───── SOURCE RECORDS ─────
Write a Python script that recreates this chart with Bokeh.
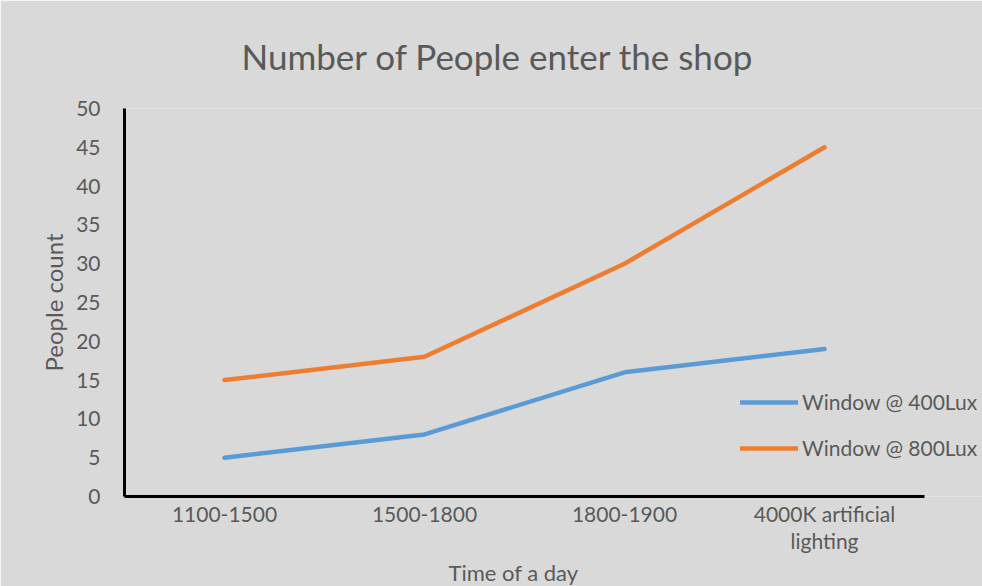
from bokeh.plotting import figure
from bokeh.models import Range1d, SingleIntervalTicker, FixedTicker, Legend, LegendItem, Title
from bokeh.embed import file_html
from bokeh.resources import INLINE

categories = ["1100-1500", "1500-1800", "1800-1900", "4000K artificial\nlighting"]
window_400 = [5, 8, 16, 19]
window_800 = [15, 18, 30, 45]
series_names = ["Window @ 400Lux", "Window @ 800Lux"]
title_text = "Number of People enter the shop"
x_label = "Time of a day"
y_label = "People count"

BG = "#d9d9d9"
TXT = "#595959"
FONT = "Lato"

x_pos = list(range(len(categories)))

p = figure(width=982, height=586,
           x_range=Range1d(-0.5, len(categories) - 0.5 + 0.29),
           y_range=Range1d(0, 50),
           output_backend="svg", toolbar_location=None,
           min_border_left=124, min_border_right=0,
           min_border_top=108, min_border_bottom=90,
           background_fill_color=BG, border_fill_color=BG,
           outline_line_color=None)

p.title.text = title_text
p.title.align = "left"
p.title.offset = 117
p.title.text_font = FONT
p.title.text_font_size = "35px"
p.title.text_font_style = "normal"
p.title.text_color = TXT
p.title.standoff = 64

p.xgrid.grid_line_color = None
p.ygrid.grid_line_color = None

for ax in (p.xaxis[0], p.yaxis[0]):
    ax.axis_line_color = "black"
    ax.axis_line_width = 3
    ax.major_tick_line_color = None
    ax.minor_tick_line_color = None
    ax.major_tick_out = 0
    ax.major_tick_in = 0
    ax.minor_tick_out = 0
    ax.minor_tick_in = 0
    ax.major_label_text_font = FONT
    ax.major_label_text_font_size = "21px"
    ax.major_label_text_color = TXT
    ax.axis_label_text_font = FONT
    ax.axis_label_text_font_size = "24px"
    ax.axis_label_text_font_style = "normal"
    ax.axis_label_text_color = TXT

p.yaxis[0].ticker = SingleIntervalTicker(interval=5)
p.yaxis[0].major_label_standoff = 24
p.yaxis[0].axis_label = y_label
p.yaxis[0].axis_label_standoff = 5

p.xaxis[0].ticker = FixedTicker(ticks=x_pos)
p.xaxis[0].major_label_overrides = {i: c for i, c in zip(x_pos, categories)}
p.xaxis[0].bounds = (-0.5, len(categories) - 0.5)
p.xaxis[0].major_label_standoff = 4
p.xaxis[0].major_label_text_line_height = 1.1

# x-axis title, centred under the four categories (frame extends right for the legend)
xt = Title(text=x_label, align="left", offset=324, standoff=0,
           text_font=FONT, text_font_size="22px", text_font_style="normal",
           text_color=TXT)
p.add_layout(xt, "below")

r1 = p.line(x_pos, window_400, line_color="#5b9bd5", line_width=4.5,
            line_cap="round", line_join="round")
r2 = p.line(x_pos, window_800, line_color="#ed7d31", line_width=4.5,
            line_cap="round", line_join="round")

legend = Legend(items=[LegendItem(label=series_names[0], renderers=[r1]),
                       LegendItem(label=series_names[1], renderers=[r2])],
                location=(616, 36), orientation="vertical",
                background_fill_alpha=0, border_line_alpha=0,
                padding=0, margin=0, spacing=21,
                glyph_width=58, glyph_height=20, label_height=20,
                label_standoff=4,
                label_text_font=FONT, label_text_font_size="21px",
                label_text_color=TXT)
p.add_layout(legend)

open("out.html", "w").write(file_html(p, INLINE))
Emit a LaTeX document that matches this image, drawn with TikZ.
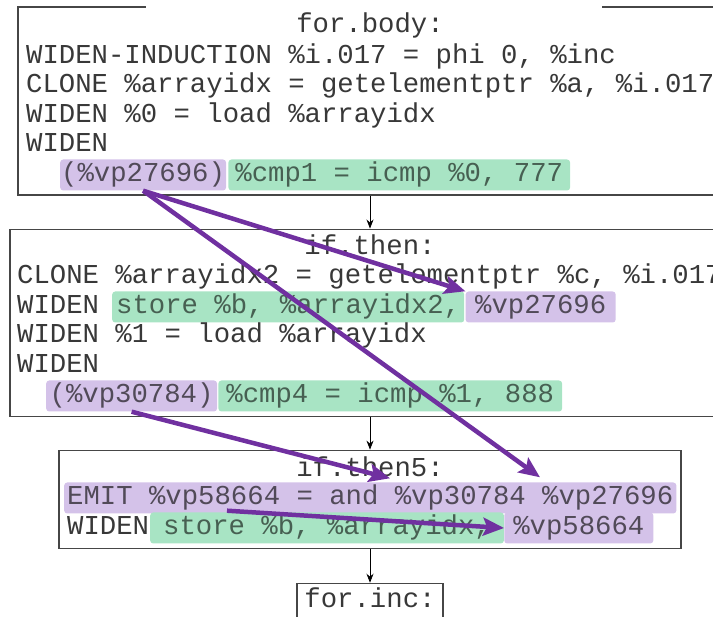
\documentclass[tikz,border=0pt]{standalone}
\usepackage{fontspec}
\usetikzlibrary{arrows.meta, positioning}
\newfontfamily\codefont{Liberation Mono}
\definecolor{vpline}{RGB}{112,48,160}
\definecolor{vpfill}{RGB}{212,194,233}
\definecolor{opfill}{RGB}{168,228,196}
\definecolor{frame}{RGB}{70,70,70}
\frenchspacing

\begin{document}
\begin{tikzpicture}[
    x=1pt, y=-1pt,
    node distance = 33pt and 2pt,
    block/.style = {rectangle, draw=frame, line width=1.1pt, inner sep=0pt},
    code/.style = {inner sep=0pt, anchor=base west, text=black!78,
      font=\codefont\fontsize{27.3}{30}\selectfont},
    hl/.style = {code, rounded corners=3pt, inner xsep=3pt, inner ysep=1.5pt,
      text height=21pt, text depth=7pt},
    vp/.style = {hl, fill=vpfill, text=vpfill!38!black},
    op/.style = {hl, fill=opfill, text=opfill!42!black},
    pil/.style = {black, line width=0.8pt, -{Stealth[length=9pt, width=7pt]}},
    dep/.style = {vpline, line width=4.5pt, -{Stealth[length=21pt, width=18pt, inset=4pt]}}
    ]

  \useasboundingbox (0,0) rectangle (713,617);
  \clip (0,0) rectangle (713,617);

  % basic blocks
  \node[block, minimum width=704pt, minimum height=188pt] (body) at (370,101) {};
  \node[block, minimum width=720pt, minimum height=187pt, below=of body] (then) {};
  \node[block, minimum width=622pt, minimum height=98pt, below=of then] (then5) {};
  \node[block, minimum width=146pt, minimum height=80pt, below=34pt of then5] (inc) {};
  \fill[white] (146,2) rectangle (602,12);

  \node[code, anchor=base] (tbody) at ([yshift=-26pt]body.north) {for.body:};
  \node[code] (b1) at (26,64) {WIDEN-INDUCTION \%i.017 = phi 0, \%inc};
  \node[code] (b2) at (26,93) {CLONE \%arrayidx = getelementptr \%a, \%i.017};
  \node[code] (b3) at (26,123) {WIDEN \%0 = load \%arrayidx};
  \node[code] (b4) at (26,152) {WIDEN};
  \node[vp, inner xsep=1pt] (vpa) at (60,182) {(\%vp27696)};
  \node[op, inner xsep=7pt, right=2pt of vpa] (cmpa) {\%cmp1 = icmp \%0, 777};

  \node[code, anchor=base] (tthen) at ([yshift=-26pt]then.north) {if.then:};
  \node[code] (t1) at (17,284) {CLONE \%arrayidx2 = getelementptr \%c, \%i.017};
  \node[code] (t2) at (17,314) {WIDEN};
  \node[op, inner xsep=4pt] (sta) at (112,314) {store \%b, \%arrayidx2,};
  \node[vp, inner xsep=9.5pt, right=1pt of sta] (use) {\%vp27696};
  \node[code] (t3) at (17,343) {WIDEN \%1 = load \%arrayidx};
  \node[code] (t4) at (17,373) {WIDEN};
  \node[vp, inner xsep=3.5pt] (vpb) at (46,403) {(\%vp30784)};
  \node[op, inner xsep=8pt, right=1pt of vpb] (cmpb) {\%cmp4 = icmp \%1, 888};

  \node[code, anchor=base] (tthen5) at ([yshift=-27pt]then5.north) {if.then5:};
  \node[vp] (emit) at (64,505) {EMIT \%vp58664 = and \%vp30784 \%vp27696};
  \node[code] (e1) at (67,535) {WIDEN};
  \node[op, inner xsep=13pt] (stb) at (150,535) {store \%b, \%arrayidx,};
  \node[vp, inner xsep=9pt, right=0pt of stb] (def) {\%vp58664};

  \node[code, anchor=base] (tinc) at ([yshift=-25pt]inc.north) {for.inc:};

  \coordinate (t30784) at ([xshift=326pt, yshift=4pt]emit.north west);
  \coordinate (t27696) at ([xshift=476pt, yshift=5pt]emit.north west);
  \coordinate (s58664) at ([xshift=163pt, yshift=3pt]emit.south west);

  \draw[pil] (body.south) -- (then.north);
  \draw[pil] (then.south) -- (then5.north);
  \draw[pil] (then5.south) -- (inc.north);

  \draw[dep] (vpa.south) -- (use.north west);
  \draw[dep] (vpa.south) -- (t27696);
  \draw[dep] (vpb.south) -- (t30784);
  \draw[dep] (s58664) -- (def.west);
\end{tikzpicture}
\end{document}
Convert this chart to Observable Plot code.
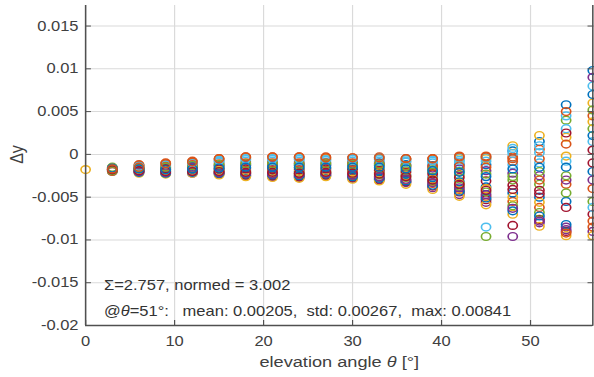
<!DOCTYPE html>
<html>
<head>
<meta charset="utf-8">
<script src="https://cdn.jsdelivr.net/npm/d3@7"></script>
<script src="https://cdn.jsdelivr.net/npm/@observablehq/plot@0.6"></script>
<style>
html, body { margin: 0; padding: 0; background: #ffffff; overflow: hidden; }
#chart svg { display: block; }
</style>
</head>
<body>
<div id="chart"></div>
<script>
// elevation angles (x positions of the point columns)
const angles = [0, 3, 6, 9, 12, 15, 18, 21, 24, 27, 30, 33, 36, 39, 42, 45, 48, 51, 54, 57];

// Δy values per elevation angle; entry k belongs to series k (null = not visible)
const dy00 = [null,null,null,null,null,null,null,null,null,null,null,null,null,null,null,null,-0.00178,null,null,null,null,null,null];
const dy03 = [-0.0017,-0.0018,-0.0016,-0.0019,-0.0017,-0.0020,-0.0018,-0.0016,-0.0019,-0.0017,-0.0018,-0.0015,-0.0019,-0.0018,-0.0017,-0.0020,-0.0016,-0.0018,-0.0019,-0.0017,-0.0018,-0.0016,-0.0017];
const dy06 = [-0.0016,-0.0019,-0.0013,-0.0021,-0.0017,-0.0014,-0.0020,-0.0018,-0.0012,-0.0022,-0.0016,-0.0019,-0.0015,-0.0017,-0.0021,-0.0013,-0.0018,-0.0020,-0.0016,-0.0014,-0.0019,-0.0017,-0.0015];
const dy09 = [-0.0015,-0.0020,-0.0011,-0.0022,-0.0017,-0.0013,-0.0021,-0.0018,-0.0010,-0.0023,-0.0016,-0.0019,-0.0012,-0.0017,-0.0022,-0.0014,-0.0019,-0.0021,-0.0015,-0.0012,-0.0020,-0.0018,-0.0011];
const dy12 = [-0.0014,-0.0020,-0.0009,-0.0022,-0.0016,-0.0011,-0.0021,-0.0018,-0.0008,-0.0022,-0.0015,-0.0019,-0.0010,-0.0017,-0.0021,-0.0012,-0.0019,-0.0020,-0.0013,-0.0010,-0.0020,-0.0017,-0.0009];
const dy15 = [-0.0013,-0.0021,-0.0006,-0.0023,-0.0016,-0.0009,-0.0022,-0.0018,-0.0005,-0.0024,-0.0014,-0.0020,-0.0008,-0.0017,-0.0022,-0.0011,-0.0019,-0.0021,-0.0012,-0.0007,-0.0020,-0.0016,-0.0005];
const dy18 = [-0.0012,-0.0022,-0.0004,-0.0025,-0.0016,-0.0008,-0.0024,-0.0019,-0.0003,-0.0026,-0.0013,-0.0021,-0.0006,-0.0017,-0.0023,-0.0010,-0.0020,-0.0022,-0.0011,-0.0005,-0.0021,-0.0015,-0.0003];
const dy21 = [-0.0012,-0.0023,-0.0005,-0.0026,-0.0016,-0.0008,-0.0025,-0.0019,-0.0003,-0.0027,-0.0013,-0.0022,-0.0006,-0.0018,-0.0024,-0.0010,-0.0020,-0.0023,-0.0011,-0.0005,-0.0021,-0.0015,-0.0003];
const dy24 = [-0.0011,-0.0024,-0.0004,-0.0027,-0.0016,-0.0008,-0.0026,-0.0020,-0.0003,-0.0028,-0.0013,-0.0022,-0.0006,-0.0018,-0.0025,-0.0010,-0.0021,-0.0023,-0.0012,-0.0005,-0.0022,-0.0015,-0.0003];
const dy27 = [-0.0012,-0.0022,-0.0005,-0.0025,-0.0016,-0.0009,-0.0024,-0.0019,-0.0003,-0.0026,-0.0013,-0.0021,-0.0007,-0.0017,-0.0023,-0.0010,-0.0020,-0.0022,-0.0011,-0.0006,-0.0021,-0.0015,-0.0004];
const dy30 = [-0.0011,-0.0025,-0.0005,-0.0028,-0.0017,-0.0008,-0.0027,-0.0020,-0.0004,-0.0029,-0.0013,-0.0023,-0.0006,-0.0018,-0.0026,-0.0010,-0.0021,-0.0024,-0.0012,-0.0005,-0.0022,-0.0015,-0.0004];
const dy33 = [-0.0010,-0.0027,-0.0005,-0.0030,-0.0017,-0.0008,-0.0029,-0.0021,-0.0003,-0.0031,-0.0013,-0.0024,-0.0006,-0.0019,-0.0028,-0.0011,-0.0022,-0.0026,-0.0012,-0.0004,-0.0023,-0.0015,-0.0004];
const dy36 = [-0.0012,-0.0030,-0.0006,-0.0033,-0.0019,-0.0009,-0.0032,-0.0024,-0.0005,-0.0035,-0.0015,-0.0027,-0.0008,-0.0021,-0.0031,-0.0013,-0.0025,-0.0029,-0.0014,-0.0006,-0.0026,-0.0017,-0.0005];
const dy39 = [-0.0013,-0.0034,-0.0006,-0.0039,-0.0021,-0.0010,-0.0037,-0.0027,-0.0005,-0.0041,-0.0016,-0.0031,-0.0008,-0.0023,-0.0036,-0.0014,-0.0029,-0.0033,-0.0018,-0.0007,-0.0030,-0.0019,-0.0005];
const dy42 = [-0.0012,-0.0041,-0.0005,-0.0047,-0.0024,-0.0009,-0.0044,-0.0032,-0.0002,-0.0049,-0.0017,-0.0037,-0.0007,-0.0027,-0.0043,-0.0014,-0.0034,-0.0039,-0.0020,-0.0004,-0.0035,-0.0021,-0.0003];
const dy45 = [-0.0012,-0.0049,-0.0005,-0.0056,-0.0096,-0.0085,-0.0053,-0.0038,-0.0002,-0.0059,-0.0019,-0.0044,-0.0008,-0.0031,-0.0051,-0.0015,-0.0040,-0.0047,-0.0023,-0.0004,-0.0042,-0.0026,-0.0003];
const dy48 = [0.0004,-0.0055,0.0010,-0.0096,-0.0030,-0.0012,-0.0083,-0.0045,-0.0003,-0.0070,-0.0022,-0.0060,0.0007,-0.0036,-0.0066,-0.0008,-0.0050,-0.0063,-0.0026,0.0001,-0.0041,-0.0017,-0.0005];
const dy51 = [0.0015,-0.0062,0.0022,-0.0080,-0.0035,-0.0010,-0.0076,-0.0050,0.0006,-0.0084,-0.0025,-0.0068,0.0010,-0.0042,-0.0072,-0.0005,-0.0056,-0.0078,-0.0020,0.0002,-0.0046,-0.0015,-0.0030];
const dy54 = [0.0058,-0.0035,0.0020,-0.0085,0.0040,0.0045,-0.0090,-0.0055,0.0050,-0.0095,-0.0030,-0.0025,0.0030,-0.0062,-0.0082,0.0012,-0.0002,-0.0088,-0.0045,-0.0008,0.0025,-0.0015,-0.0092];
const dy57 = [0.0098,-0.0040,0.0060,-0.0090,0.0030,0.0080,-0.0070,-0.0020,0.0045,-0.0095,0.0090,-0.0055,0.0015,-0.0010,0.0070,-0.0085,0.0038,-0.0030,0.0052,-0.0062,0.0005,0.0022,-0.0078];

// axes
const xTicks = [0, 10, 20, 30, 40, 50];
const yTicks = [-0.02, -0.015, -0.01, -0.005, 0, 0.005, 0.01, 0.015];
const xDomain = [0, 57];
const yDomain = [-0.02, 0.0174];

// texts
const xLabel = "elevation angle θ [°]";
const yLabel = "Δy";
const annotation1 = "Σ=2.757, normed = 3.002";
const annotation2 = "@θ=51°:   mean: 0.00205,  std: 0.00267,  max: 0.00841";

// MATLAB default colour order
const palette = ["#0072BD", "#D95319", "#EDB120", "#7E2F8E", "#77AC30", "#4DBEEE", "#A2142F"];

const columns = [dy00, dy03, dy06, dy09, dy12, dy15, dy18, dy21, dy24, dy27, dy30, dy33, dy36, dy39, dy42, dy45, dy48, dy51, dy54, dy57];
const nSeries = dy03.length;
const points = [];
for (let s = 0; s < nSeries; s++) {
  for (let c = 0; c < angles.length; c++) {
    if (columns[c][s] == null) continue;
    points.push({angle: angles[c], dy: columns[c][s], series: s});
  }
}

const W = 503, H = 377, OUT_W = 594;
const textColor = "#404040";
const lineColor = "#505050";
const fmt = d => String(d);

const chart = Plot.plot({
  width: W,
  height: H,
  marginLeft: 72,
  marginRight: 1.5,
  marginTop: 5,
  marginBottom: 52,
  style: {fontFamily: "'Liberation Sans', Arial, sans-serif", fontSize: "14px", background: "#ffffff", color: textColor, overflow: "visible"},
  x: {domain: xDomain},
  y: {domain: yDomain},
  marks: [
    Plot.gridX(xTicks, {stroke: "#dadada", strokeOpacity: 1, strokeWidth: 1}),
    Plot.gridY(yTicks, {stroke: "#dadada", strokeOpacity: 1, strokeWidth: 1}),
    Plot.dot(points, {x: "angle", y: "dy", r: 3.9, fill: "none", strokeWidth: 1.4, stroke: d => palette[d.series % palette.length]}),
    Plot.ruleX(xDomain, {stroke: lineColor, strokeWidth: 1.3}),
    Plot.ruleY([yDomain[0]], {stroke: lineColor, strokeWidth: 1.4}),
    Plot.axisY(yTicks, {anchor: "left", tickSize: 5, dx: 5, tickPadding: 6, tickFormat: fmt, label: null, stroke: lineColor, fill: textColor}),
    Plot.axisY(yTicks, {anchor: "right", tickSize: 5, dx: -5, tickFormat: () => "", label: null, stroke: lineColor}),
    Plot.axisX(xTicks, {anchor: "bottom", tickSize: 5, dy: -5, tickPadding: 11, tickFormat: fmt, label: null, stroke: lineColor, fill: textColor}),
    Plot.text([yLabel], {text: d => d, frameAnchor: "left", textAnchor: "middle", lineAnchor: "middle", rotate: -90, dx: -58, dy: -11, fontSize: 16, fill: textColor}),
    Plot.text([xLabel], {text: d => d, frameAnchor: "bottom", textAnchor: "middle", lineAnchor: "middle", dy: 37, fontSize: 15.4, fill: textColor}),
    Plot.text([annotation1], {text: d => d, frameAnchor: "bottom-left", textAnchor: "start", lineAnchor: "middle", dx: 15.5, dy: -40, fontSize: 14, fill: "#333333"}),
    Plot.text([annotation2], {text: d => d, frameAnchor: "bottom-left", textAnchor: "start", lineAnchor: "middle", dx: 15.5, dy: -13.5, fontSize: 14, fill: "#333333"})
  ]
});

// the reference figure is horizontally stretched: draw at W and stretch to OUT_W
chart.setAttribute("width", OUT_W);
chart.setAttribute("height", H);
chart.setAttribute("preserveAspectRatio", "none");
chart.style.width = OUT_W + "px";
chart.style.height = H + "px";
chart.style.maxWidth = "none";

// italic theta, preserved spaces
const NS = "http://www.w3.org/2000/svg";
chart.querySelectorAll("text").forEach(t => {
  t.style.whiteSpace = "pre";
  if (t.children.length === 0 && t.textContent.includes("θ")) {
    const parts = t.textContent.split("θ");
    t.textContent = "";
    parts.forEach((p, i) => {
      if (i > 0) {
        const ts = document.createElementNS(NS, "tspan");
        ts.setAttribute("font-style", "italic");
        ts.textContent = "θ";
        t.appendChild(ts);
      }
      if (p) t.appendChild(document.createTextNode(p));
    });
  }
});

document.getElementById("chart").appendChild(chart);
</script>
</body>
</html>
─────
◆ **TASK PROMPT**
Your task is to return the lines above, from the first one up to and including the line containing "from bokeh.resources import INLINE", minus any pictures.

◆ **ANSWER BELOW**
Write a Python script that recreates this chart with Bokeh.
from bokeh.plotting import figure
from bokeh.models import Range1d, SingleIntervalTicker, FixedTicker, Legend, LegendItem, Title
from bokeh.embed import file_html
from bokeh.resources import INLINE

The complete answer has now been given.